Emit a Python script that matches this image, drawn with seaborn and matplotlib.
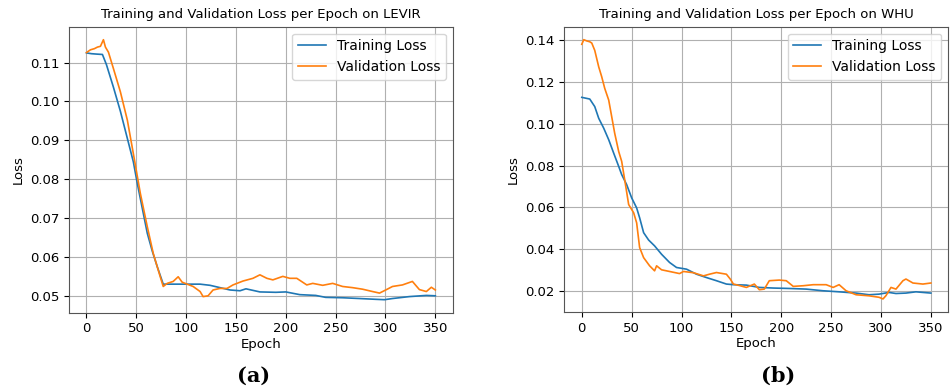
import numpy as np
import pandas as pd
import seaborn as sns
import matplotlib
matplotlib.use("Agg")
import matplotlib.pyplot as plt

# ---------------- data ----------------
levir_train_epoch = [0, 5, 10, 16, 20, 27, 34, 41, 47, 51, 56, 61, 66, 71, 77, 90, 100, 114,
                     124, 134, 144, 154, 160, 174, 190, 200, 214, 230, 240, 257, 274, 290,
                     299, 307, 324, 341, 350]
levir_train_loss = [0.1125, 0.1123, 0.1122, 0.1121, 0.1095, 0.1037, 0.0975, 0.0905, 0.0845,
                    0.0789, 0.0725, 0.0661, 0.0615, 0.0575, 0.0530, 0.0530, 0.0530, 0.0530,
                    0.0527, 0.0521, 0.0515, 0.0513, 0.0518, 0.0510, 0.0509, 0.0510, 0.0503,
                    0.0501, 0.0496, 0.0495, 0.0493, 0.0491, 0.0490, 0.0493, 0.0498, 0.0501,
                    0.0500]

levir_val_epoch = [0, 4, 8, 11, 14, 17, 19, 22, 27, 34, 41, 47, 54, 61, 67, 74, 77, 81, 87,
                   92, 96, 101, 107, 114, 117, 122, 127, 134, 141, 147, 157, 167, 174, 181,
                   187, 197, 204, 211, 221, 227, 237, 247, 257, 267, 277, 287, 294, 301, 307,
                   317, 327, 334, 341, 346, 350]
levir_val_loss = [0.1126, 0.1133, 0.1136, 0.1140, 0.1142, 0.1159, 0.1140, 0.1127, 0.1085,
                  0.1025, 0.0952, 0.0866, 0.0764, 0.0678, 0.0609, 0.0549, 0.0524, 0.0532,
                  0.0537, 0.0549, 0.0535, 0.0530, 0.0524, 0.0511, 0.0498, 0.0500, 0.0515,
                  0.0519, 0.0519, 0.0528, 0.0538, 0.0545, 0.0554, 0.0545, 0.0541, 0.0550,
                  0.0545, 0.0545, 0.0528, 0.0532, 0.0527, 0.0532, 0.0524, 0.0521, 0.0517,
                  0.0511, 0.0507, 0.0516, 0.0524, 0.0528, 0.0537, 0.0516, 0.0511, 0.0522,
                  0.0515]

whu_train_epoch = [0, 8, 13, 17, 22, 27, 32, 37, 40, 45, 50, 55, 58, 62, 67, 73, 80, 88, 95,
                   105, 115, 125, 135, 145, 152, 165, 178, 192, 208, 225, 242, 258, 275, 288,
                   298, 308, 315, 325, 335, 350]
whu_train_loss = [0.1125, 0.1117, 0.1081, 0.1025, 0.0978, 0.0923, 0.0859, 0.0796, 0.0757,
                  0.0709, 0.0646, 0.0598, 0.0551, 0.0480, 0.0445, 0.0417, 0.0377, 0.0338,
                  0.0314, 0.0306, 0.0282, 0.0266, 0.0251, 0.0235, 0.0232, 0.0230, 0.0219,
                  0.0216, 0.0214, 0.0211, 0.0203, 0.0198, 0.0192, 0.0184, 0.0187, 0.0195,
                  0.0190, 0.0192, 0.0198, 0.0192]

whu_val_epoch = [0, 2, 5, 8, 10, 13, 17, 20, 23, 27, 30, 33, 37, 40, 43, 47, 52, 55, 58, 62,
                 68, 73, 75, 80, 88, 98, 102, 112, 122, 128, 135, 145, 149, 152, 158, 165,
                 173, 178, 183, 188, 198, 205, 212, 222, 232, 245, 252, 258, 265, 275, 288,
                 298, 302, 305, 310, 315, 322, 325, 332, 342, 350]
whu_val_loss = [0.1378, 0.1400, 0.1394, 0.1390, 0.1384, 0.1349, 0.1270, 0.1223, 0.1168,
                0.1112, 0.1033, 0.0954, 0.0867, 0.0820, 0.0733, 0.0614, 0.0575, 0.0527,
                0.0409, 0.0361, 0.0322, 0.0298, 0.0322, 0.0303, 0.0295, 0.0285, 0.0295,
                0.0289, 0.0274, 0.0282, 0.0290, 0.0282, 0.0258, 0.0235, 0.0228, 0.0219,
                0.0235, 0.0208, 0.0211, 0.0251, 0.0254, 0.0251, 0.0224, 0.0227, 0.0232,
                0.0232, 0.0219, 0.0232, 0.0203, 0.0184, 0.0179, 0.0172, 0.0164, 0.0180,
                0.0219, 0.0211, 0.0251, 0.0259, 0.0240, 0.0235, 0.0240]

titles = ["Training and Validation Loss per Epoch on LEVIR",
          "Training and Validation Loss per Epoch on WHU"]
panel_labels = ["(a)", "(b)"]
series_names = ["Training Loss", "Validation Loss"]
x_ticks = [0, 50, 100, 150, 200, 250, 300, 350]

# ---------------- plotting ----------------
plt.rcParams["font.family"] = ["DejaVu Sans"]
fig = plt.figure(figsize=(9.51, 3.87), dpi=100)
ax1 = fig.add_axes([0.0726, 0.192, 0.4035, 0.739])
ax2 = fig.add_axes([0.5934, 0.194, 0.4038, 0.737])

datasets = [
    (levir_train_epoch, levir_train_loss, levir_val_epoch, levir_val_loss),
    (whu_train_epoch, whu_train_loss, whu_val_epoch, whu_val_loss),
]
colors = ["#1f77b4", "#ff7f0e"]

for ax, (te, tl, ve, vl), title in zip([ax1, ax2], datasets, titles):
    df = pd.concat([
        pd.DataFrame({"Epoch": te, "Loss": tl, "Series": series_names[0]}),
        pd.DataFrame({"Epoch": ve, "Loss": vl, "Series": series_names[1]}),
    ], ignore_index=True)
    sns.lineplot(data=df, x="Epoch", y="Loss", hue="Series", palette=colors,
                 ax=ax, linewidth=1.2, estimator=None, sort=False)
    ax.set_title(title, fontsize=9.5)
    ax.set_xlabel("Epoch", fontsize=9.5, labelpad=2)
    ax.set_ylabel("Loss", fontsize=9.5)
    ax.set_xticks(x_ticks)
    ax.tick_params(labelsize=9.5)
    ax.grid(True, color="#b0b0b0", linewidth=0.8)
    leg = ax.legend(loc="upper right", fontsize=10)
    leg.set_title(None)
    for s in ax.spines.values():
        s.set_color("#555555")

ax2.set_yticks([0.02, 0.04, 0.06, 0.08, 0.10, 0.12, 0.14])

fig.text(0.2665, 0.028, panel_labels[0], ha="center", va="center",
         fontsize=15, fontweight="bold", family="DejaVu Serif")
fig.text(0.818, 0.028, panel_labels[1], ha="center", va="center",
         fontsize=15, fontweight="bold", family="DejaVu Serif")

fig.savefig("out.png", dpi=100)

> _Task to complete_: Leave the images out, please, and restate each line word for word.

> _Exercise solution_:
Emit a Python script that matches this image, drawn with seaborn and matplotlib.
import numpy as np
import pandas as pd
import seaborn as sns
import matplotlib
matplotlib.use("Agg")
import matplotlib.pyplot as plt

# ---------------- data ----------------
levir_train_epoch = [0, 5, 10, 16, 20, 27, 34, 41, 47, 51, 56, 61, 66, 71, 77, 90, 100, 114,
                     124, 134, 144, 154, 160, 174, 190, 200, 214, 230, 240, 257, 274, 290,
                     299, 307, 324, 341, 350]
levir_train_loss = [0.1125, 0.1123, 0.1122, 0.1121, 0.1095, 0.1037, 0.0975, 0.0905, 0.0845,
                    0.0789, 0.0725, 0.0661, 0.0615, 0.0575, 0.0530, 0.0530, 0.0530, 0.0530,
                    0.0527, 0.0521, 0.0515, 0.0513, 0.0518, 0.0510, 0.0509, 0.0510, 0.0503,
                    0.0501, 0.0496, 0.0495, 0.0493, 0.0491, 0.0490, 0.0493, 0.0498, 0.0501,
                    0.0500]

levir_val_epoch = [0, 4, 8, 11, 14, 17, 19, 22, 27, 34, 41, 47, 54, 61, 67, 74, 77, 81, 87,
                   92, 96, 101, 107, 114, 117, 122, 127, 134, 141, 147, 157, 167, 174, 181,
                   187, 197, 204, 211, 221, 227, 237, 247, 257, 267, 277, 287, 294, 301, 307,
                   317, 327, 334, 341, 346, 350]
levir_val_loss = [0.1126, 0.1133, 0.1136, 0.1140, 0.1142, 0.1159, 0.1140, 0.1127, 0.1085,
                  0.1025, 0.0952, 0.0866, 0.0764, 0.0678, 0.0609, 0.0549, 0.0524, 0.0532,
                  0.0537, 0.0549, 0.0535, 0.0530, 0.0524, 0.0511, 0.0498, 0.0500, 0.0515,
                  0.0519, 0.0519, 0.0528, 0.0538, 0.0545, 0.0554, 0.0545, 0.0541, 0.0550,
                  0.0545, 0.0545, 0.0528, 0.0532, 0.0527, 0.0532, 0.0524, 0.0521, 0.0517,
                  0.0511, 0.0507, 0.0516, 0.0524, 0.0528, 0.0537, 0.0516, 0.0511, 0.0522,
                  0.0515]

whu_train_epoch = [0, 8, 13, 17, 22, 27, 32, 37, 40, 45, 50, 55, 58, 62, 67, 73, 80, 88, 95,
                   105, 115, 125, 135, 145, 152, 165, 178, 192, 208, 225, 242, 258, 275, 288,
                   298, 308, 315, 325, 335, 350]
whu_train_loss = [0.1125, 0.1117, 0.1081, 0.1025, 0.0978, 0.0923, 0.0859, 0.0796, 0.0757,
                  0.0709, 0.0646, 0.0598, 0.0551, 0.0480, 0.0445, 0.0417, 0.0377, 0.0338,
                  0.0314, 0.0306, 0.0282, 0.0266, 0.0251, 0.0235, 0.0232, 0.0230, 0.0219,
                  0.0216, 0.0214, 0.0211, 0.0203, 0.0198, 0.0192, 0.0184, 0.0187, 0.0195,
                  0.0190, 0.0192, 0.0198, 0.0192]

whu_val_epoch = [0, 2, 5, 8, 10, 13, 17, 20, 23, 27, 30, 33, 37, 40, 43, 47, 52, 55, 58, 62,
                 68, 73, 75, 80, 88, 98, 102, 112, 122, 128, 135, 145, 149, 152, 158, 165,
                 173, 178, 183, 188, 198, 205, 212, 222, 232, 245, 252, 258, 265, 275, 288,
                 298, 302, 305, 310, 315, 322, 325, 332, 342, 350]
whu_val_loss = [0.1378, 0.1400, 0.1394, 0.1390, 0.1384, 0.1349, 0.1270, 0.1223, 0.1168,
                0.1112, 0.1033, 0.0954, 0.0867, 0.0820, 0.0733, 0.0614, 0.0575, 0.0527,
                0.0409, 0.0361, 0.0322, 0.0298, 0.0322, 0.0303, 0.0295, 0.0285, 0.0295,
                0.0289, 0.0274, 0.0282, 0.0290, 0.0282, 0.0258, 0.0235, 0.0228, 0.0219,
                0.0235, 0.0208, 0.0211, 0.0251, 0.0254, 0.0251, 0.0224, 0.0227, 0.0232,
                0.0232, 0.0219, 0.0232, 0.0203, 0.0184, 0.0179, 0.0172, 0.0164, 0.0180,
                0.0219, 0.0211, 0.0251, 0.0259, 0.0240, 0.0235, 0.0240]

titles = ["Training and Validation Loss per Epoch on LEVIR",
          "Training and Validation Loss per Epoch on WHU"]
panel_labels = ["(a)", "(b)"]
series_names = ["Training Loss", "Validation Loss"]
x_ticks = [0, 50, 100, 150, 200, 250, 300, 350]

# ---------------- plotting ----------------
plt.rcParams["font.family"] = ["DejaVu Sans"]
fig = plt.figure(figsize=(9.51, 3.87), dpi=100)
ax1 = fig.add_axes([0.0726, 0.192, 0.4035, 0.739])
ax2 = fig.add_axes([0.5934, 0.194, 0.4038, 0.737])

datasets = [
    (levir_train_epoch, levir_train_loss, levir_val_epoch, levir_val_loss),
    (whu_train_epoch, whu_train_loss, whu_val_epoch, whu_val_loss),
]
colors = ["#1f77b4", "#ff7f0e"]

for ax, (te, tl, ve, vl), title in zip([ax1, ax2], datasets, titles):
    df = pd.concat([
        pd.DataFrame({"Epoch": te, "Loss": tl, "Series": series_names[0]}),
        pd.DataFrame({"Epoch": ve, "Loss": vl, "Series": series_names[1]}),
    ], ignore_index=True)
    sns.lineplot(data=df, x="Epoch", y="Loss", hue="Series", palette=colors,
                 ax=ax, linewidth=1.2, estimator=None, sort=False)
    ax.set_title(title, fontsize=9.5)
    ax.set_xlabel("Epoch", fontsize=9.5, labelpad=2)
    ax.set_ylabel("Loss", fontsize=9.5)
    ax.set_xticks(x_ticks)
    ax.tick_params(labelsize=9.5)
    ax.grid(True, color="#b0b0b0", linewidth=0.8)
    leg = ax.legend(loc="upper right", fontsize=10)
    leg.set_title(None)
    for s in ax.spines.values():
        s.set_color("#555555")

ax2.set_yticks([0.02, 0.04, 0.06, 0.08, 0.10, 0.12, 0.14])

fig.text(0.2665, 0.028, panel_labels[0], ha="center", va="center",
         fontsize=15, fontweight="bold", family="DejaVu Serif")
fig.text(0.818, 0.028, panel_labels[1], ha="center", va="center",
         fontsize=15, fontweight="bold", family="DejaVu Serif")

fig.savefig("out.png", dpi=100)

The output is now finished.